Thirty six days the Drill Team stayed on the property for the time it took to drill 1528 meters to find the sandstone bed of the Artesian Basin where the water was. Then the pump was attached and the boiling water gushed out at a rate of 60 liters a second.
Pipes transferred the water to a holding dam above the property, and cooled it before it was piped to the Homestead and around the areas for watering the cattle and horses.
Then the camp packed up, and moved to where the old bore was located and that was filled in and sealed closed.
This took another day and it was 2.30 in the afternoon, in temperatures of 45 degrees heat that the team finally started off to Birdsville in a convoy of 6 Road Trains and 3 4WD Utes. I had packed a box of 24 chicken loaf and Salt beef sandwiches, a box of caramel slices, some cookies and 16 pieces of fruit for a 12 man team lunch.
Just out of Mungerannie, on the gibber plain, you’ll see the turnoff to the distant Cowarie Homestead and Kalamurina Homestead and further on, the highest point on the route, the 150m Mungerannie Gap. About 28km from here is Mirra Mitta bore, which gushes hot water; further up the track lies another bore, Mt Gason, which is 5km north of its namesake and 27km south of the Rig Road(a 4WD-only track). A short track will take you to the bore which, with its boiling water and sulphurous stench, is pretty to watch but not very palatable!

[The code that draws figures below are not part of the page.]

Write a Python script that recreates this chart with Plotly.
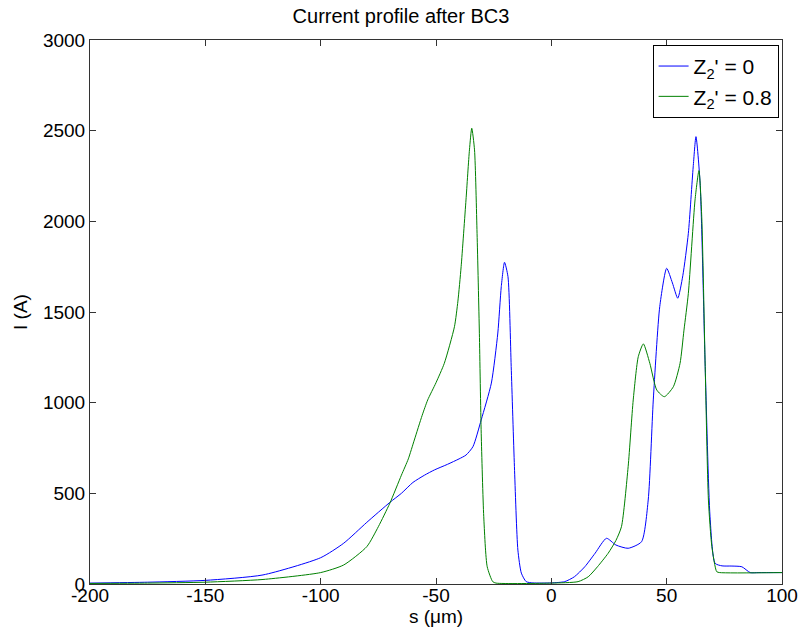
import plotly.graph_objects as go

s_blue = [-200, -175, -150, -125, -100, -90, -80, -70, -65, -60, -55, -50.7, -45, -40, -37, -34, -30.4, -26,
          -23.2, -21.7, -20.3, -18.8, -17.4, -16, -14.5, -13, -10.9, -8, 0, 5.8, 10, 14.5, 19, 23.9, 28,
          33.3, 39.1, 42, 44.2, 47, 50, 52.5, 54.8, 57, 59.4, 61.5, 62.7, 64.5, 66.7, 68.8, 71, 74,
          78.3, 82.6, 86.2, 90, 100]
i_blue = [5, 10, 20, 50, 145, 225, 340, 450, 500, 560, 600, 629, 660, 690, 711, 757, 905, 1108,
          1384, 1640, 1774, 1695, 1199, 647, 187, 60, 13, 6, 6, 13, 40, 95, 170, 252, 215,
          197, 233, 463, 1015, 1530, 1741, 1660, 1576, 1700, 1934, 2300, 2467, 2210, 1199, 371, 114, 100,
          99, 95, 63, 63, 63]

s_green = [-200, -175, -150, -125, -100, -90, -80, -75, -70, -65, -62, -59.4, -56, -53.6, -50, -46.4, -42,
           -40.5, -39.1, -37, -35.5, -34.5, -33.3, -32.2, -31.2, -30.4, -29.3, -27.8, -25.4, -24, 0, 11.6,
           16, 20, 24.6, 28, 30.4, 33.3, 35.5, 37.7, 39.9, 42.7, 45.7, 49, 52.9, 55.8, 57.5, 59.4,
           62.3, 64, 65.2, 66.7, 68.1, 69.6, 71.7, 73, 100]
i_green = [3, 5, 10, 25, 63, 105, 206, 316, 446, 600, 690, 794, 930, 1015, 1110, 1217, 1419,
           1560, 1750, 2118, 2394, 2513, 2394, 1934, 1383, 831, 371, 95, 13, 5, 5, 13,
           40, 95, 169, 240, 316, 647, 1015, 1254, 1324, 1217, 1070, 1033, 1088, 1217, 1400, 1603,
           2118, 2280, 2026, 1199, 463, 206, 68, 63, 63]

x_ticks = [-200, -150, -100, -50, 0, 50, 100]
y_ticks = [0, 500, 1000, 1500, 2000, 2500, 3000]

FAM = "Liberation Sans, Arial, sans-serif"
font = dict(family=FAM, size=19, color="black")

fig = go.Figure()
fig.add_trace(go.Scatter(x=s_blue, y=i_blue, mode="lines",
                         line=dict(color="#0000ff", width=1, shape="spline", smoothing=0.6),
                         name="Z<sub>2</sub>' = 0"))
fig.add_trace(go.Scatter(x=s_green, y=i_green, mode="lines",
                         line=dict(color="#008000", width=1, shape="spline", smoothing=0.6),
                         name="Z<sub>2</sub>' = 0.8"))

axis_common = dict(showgrid=False, zeroline=False, showline=True, linecolor="#333333", linewidth=1,
                   mirror="ticks", ticks="inside", ticklen=6, tickcolor="#333333", tickfont=font,
                   automargin=False)

fig.update_layout(
    width=802, height=639,
    margin=dict(l=90, r=20, t=40, b=55),
    paper_bgcolor="white", plot_bgcolor="white",
    font=font,
    title=dict(text="Current profile after BC3", x=0.5, xanchor="center", y=0.975, yanchor="middle",
               font=dict(family=FAM, size=20, color="black")),
    xaxis=dict(range=[-200, 100], tickvals=x_ticks, ticktext=[str(v) for v in x_ticks],
               ticklabelstandoff=-6,
               title=dict(text="s (μm)", font=font, standoff=0), **axis_common),
    yaxis=dict(range=[0, 3000], tickvals=y_ticks, ticktext=[str(v) for v in y_ticks],
               title=dict(text="I (A)", font=font, standoff=10), **axis_common),
    legend=dict(x=0.813, y=0.991, xanchor="left", yanchor="top", bgcolor="white",
                bordercolor="black", borderwidth=1, itemwidth=30,
                font=dict(family=FAM, size=21, color="black"), tracegroupgap=0),
    showlegend=True,
)

fig.write_html("out.html")
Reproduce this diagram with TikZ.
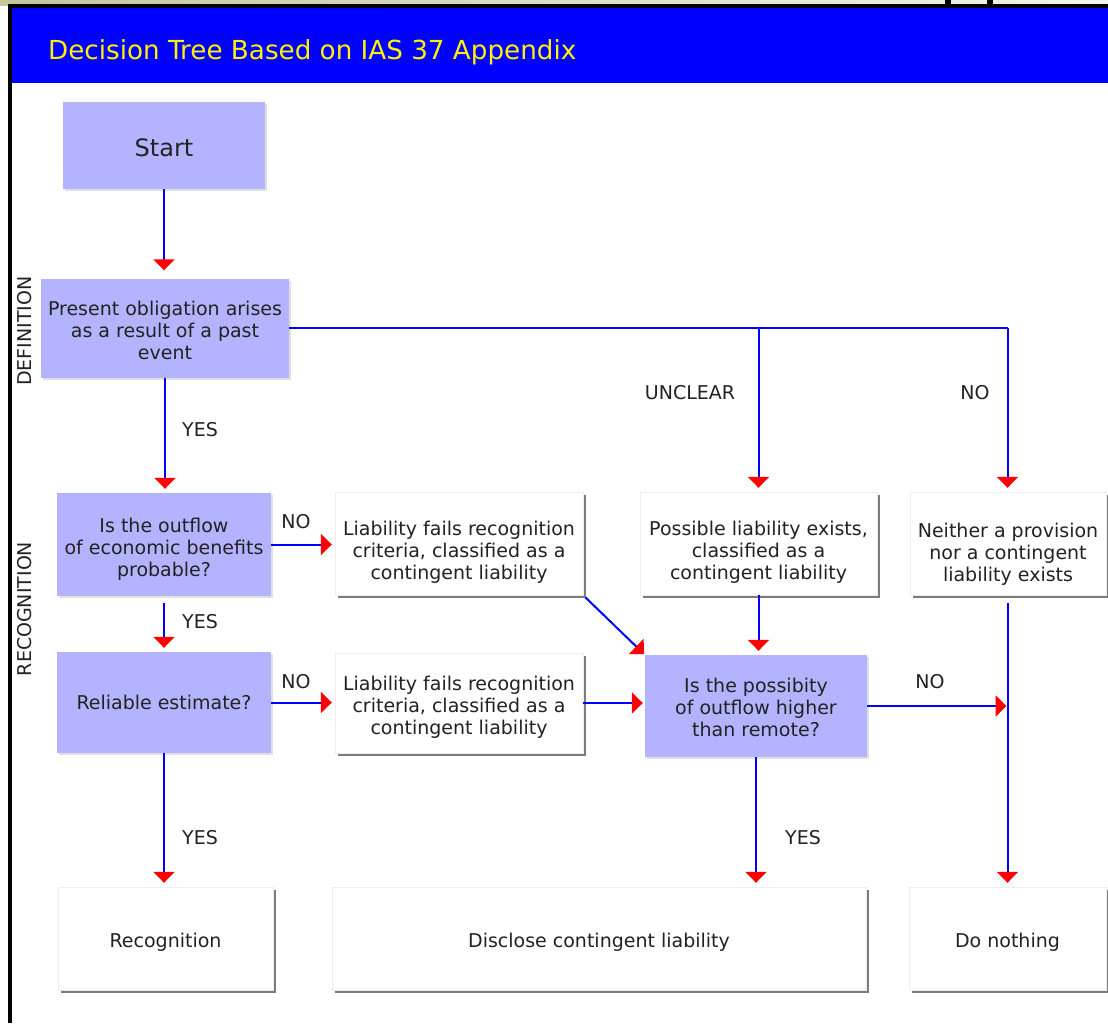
\documentclass[tikz,border=0pt]{standalone}
\usepackage{fontspec}
\setmainfont{DejaVu Sans}
\usetikzlibrary{arrows.meta,shadows}

\definecolor{barblue}{RGB}{0,0,255}
\definecolor{qfill}{RGB}{179,179,255}
\definecolor{khaki}{RGB}{198,198,156}
\definecolor{khakilight}{RGB}{244,244,234}
\definecolor{txt}{RGB}{34,34,34}

% text lines of a box, set lower by #1
\newcommand{\boxlines}[2][0pt]{\raisebox{-#1}[\height][\depth]{\begin{tabular}{@{}c@{}}#2\end{tabular}}}

\begin{document}
\begin{tikzpicture}[x=1pt,y=-1pt,
    font=\fontsize{19}{22}\selectfont, text=txt,
    qbox/.style={fill=qfill, inner sep=0pt,
      drop shadow={shadow xshift=2pt,shadow yshift=-2pt,fill=black,opacity=.12}},
    abox/.style={fill=white, draw=black!7, inner sep=0pt,
      drop shadow={shadow xshift=3pt,shadow yshift=-3pt,fill=black!60,opacity=.85}},
    link/.style={draw=barblue, line width=2pt},
    flow/.style={link, -{Triangle[width=21pt,length=11pt,color=red]}},
    lbl/.style={inner sep=0pt}]

  \useasboundingbox (0,0) rectangle (1108,1023);
  \fill[white] (0,0) rectangle (1108,1023);

  \shade[left color=khaki, right color=khakilight] (0,0) rectangle (1108,5);
  \fill[black] (8,4) rectangle (1108,8);
  \fill[black] (8,4) rectangle (12,1023);
  \fill[black] (945,0) rectangle (951,8);
  \fill[black] (987,0) rectangle (993,8);
  \fill[barblue] (12,8) rectangle (1108,83);
  \node [anchor=base west, lbl, text=yellow, font=\fontsize{26.2}{30}\selectfont] (title) at (48,59)
    {Decision Tree Based on IAS 37 Appendix};

  \node [rotate=90, lbl] (defn) at (25,331) {DEFINITION};
  \node [rotate=90, lbl] (recn) at (25,609) {RECOGNITION};

  \node [qbox, minimum width=202pt, minimum height=87pt, font=\fontsize{24}{28}\selectfont] (start) at (164,145.5) {\boxlines[5pt]{Start}};
  \node [qbox, minimum width=248pt, minimum height=99pt] (present) at (165,328)
    {\boxlines[5pt]{Present obligation arises\\as a result of a past\\event}};

  \node [qbox, minimum width=214pt, minimum height=103pt] (outflow) at (164,544.5)
    {\boxlines[6pt]{Is the outflow\\of economic benefits\\probable?}};
  \node [abox, minimum width=248pt, minimum height=103pt] (fails1) at (459,543.5)
    {\boxlines[10pt]{Liability fails recognition\\criteria, classified as a\\contingent liability}};
  \node [abox, minimum width=237pt, minimum height=103pt] (possible) at (758.5,543.5)
    {\boxlines[10pt]{Possible liability exists,\\classified as a\\contingent liability}};
  \node [abox, minimum width=196pt, minimum height=103pt] (neither) at (1008,543.5)
    {\boxlines[12pt]{Neither a provision\\nor a contingent\\liability exists}};

  \node [qbox, minimum width=214pt, minimum height=101pt] (reliable) at (164,702.5)
    {\boxlines[3pt]{Reliable estimate?}};
  \node [abox, minimum width=248pt, minimum height=100pt] (fails2) at (459,703)
    {\boxlines[5pt]{Liability fails recognition\\criteria, classified as a\\contingent liability}};
  \node [qbox, minimum width=222pt, minimum height=102pt] (remote) at (756,706)
    {\boxlines[4pt]{Is the possibity\\of outflow higher\\than remote?}};

  \node [abox, minimum width=215pt, minimum height=103pt] (recog) at (165.5,938.5) {\boxlines[5pt]{Recognition}};
  \node [abox, minimum width=534pt, minimum height=103pt] (disclose) at (599,938.5) {\boxlines[5pt]{Disclose contingent liability}};
  \node [abox, minimum width=197pt, minimum height=103pt] (nothing) at (1007.5,938.5) {\boxlines[5pt]{Do nothing}};

  \draw [flow, shorten >=8pt] (start.south) -- (start.south |- present.north);
  \draw [flow, shorten >=4pt] (present.south) -- (present.south |- outflow.north);
  \draw [link] (present.east) -- (present.east -| nothing.north);
  \draw [flow, shorten >=4pt] (present.east -| possible.north) -- (possible.north);
  \draw [flow, shorten >=4pt] (present.east -| nothing.north) -- (nothing.north |- neither.north);

  \draw [flow, shorten >=3pt] (outflow.east) -- (outflow.east -| fails1.west);
  \draw [flow, shorten <=7pt, shorten >=4pt] (outflow.south) -- (outflow.south |- reliable.north);
  \draw [flow, shorten >=3pt] (reliable.east) -- (reliable.east -| fails2.west);
  \draw [flow, shorten >=2pt] (fails2.east) -- (fails2.east -| remote.west);
  \draw [flow, shorten <=3pt, shorten >=1pt] (fails1.south east) -- (remote.north west);
  \draw [flow, shorten >=4pt] (possible.south) -- (possible.south |- remote.north);

  \coordinate (join) at (remote.east -| nothing.north);
  \draw [flow, shorten >=1pt] (remote.east) -- (join);
  \draw [flow, shorten <=8pt, shorten >=4pt] (neither.south -| nothing.north) -- (nothing.north);

  \draw [flow, shorten >=4pt] (reliable.south) -- (reliable.south |- recog.north);
  \draw [flow, shorten >=4pt] (remote.south) -- (remote.south |- disclose.north);

  \node [lbl] (yes1) at (200,430) {YES};
  \node [lbl] (unclear) at (690,393) {UNCLEAR};
  \node [lbl] (no1) at (975,393) {NO};
  \node [lbl] (no2) at (296,522) {NO};
  \node [lbl] (yes2) at (200,622) {YES};
  \node [lbl] (no3) at (296,682) {NO};
  \node [lbl] (no4) at (930,682) {NO};
  \node [lbl] (yes3) at (200,838) {YES};
  \node [lbl] (yes4) at (803,838) {YES};

\end{tikzpicture}
\end{document}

The next feature of note is Clifton Hills Homestead, the largest holding on the track. Beyond this, you’ll begin to skirt the edge of the Sturt Stony Desert, an expanse of rocks and stones with very little by way of vegetation. There are a number of minor creek crossings around here, some of which provide a bit of shade in which to set up camp, but there aren’t any particularly attractive options here as far as this goes.
North of here, the track crosses the tip of the Koonchera Sandhill, a massive landmark that stretches for miles away to the north. About 95 km from here, you’ll pass the turnoff to historic Pandie Pandie Homestead and start to travel along the Diamantina River. The Diamantina never really dries up, usually flowing during February and March and sometimes even into April and May depending on the monsoons, with regular floods on the Queensland side. From the turnoff, it’s around 32km into Birdsville.